As the ’90s transitioned to the aughts, Garrison honed his delivery and ideas during tenures of varying duration with Coleman, Gary Burton, Gil Evans, Betty Carter, Zawinul, John McLaughlin and Herbie Hancock. Hancock’s interest in real-time electronica sparked the direction of the self-released ShapeShifter Live 2010 Part 1, documenting the leader’s phantasmagoric improvisations over pre-programmed material that he manipulates and loops in real time, and this year’s 12 Months, comprising collaborations with Lake, Mayer, Tunçboyacıyan, Meshell Ndegeocello, Ravi Coltrane, Andy Milne and Seamus Blake, among others.

“I was trying to figure out, ‘Who the hell am I and what do I do?'” Garrison retrospected on his 2004 mindset. “One night I’m playing out-to-lunch stuff with Dave Liebman and Billy Hart at a little club in Manhattan.
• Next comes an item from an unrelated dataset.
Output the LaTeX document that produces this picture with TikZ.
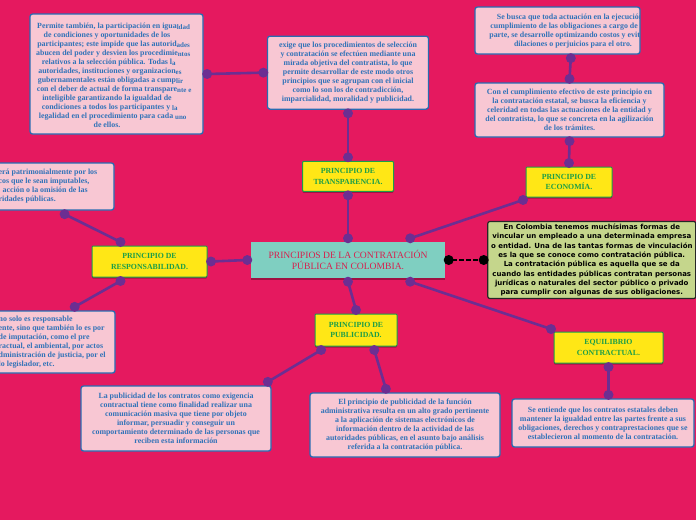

A week later I’m with Jason Moran, doing whatever he was trying to do. Then a strange, hybrid rock gig with Cindy Blackman Santana, then [Italian pop artist] Pino Daniele, then Whitney Houston, and then Herbie.

“Am I a bass player who plays many forms of music, or a human being who’s interested in many forms of music? I opted for the second one. I am just interested in working with human beings, observing how they do their thing and seeing what I can take away from that, and then how I can recast it-but I needed a bass to do it. Shape-shifting: I felt I could take what was necessary for the moment.”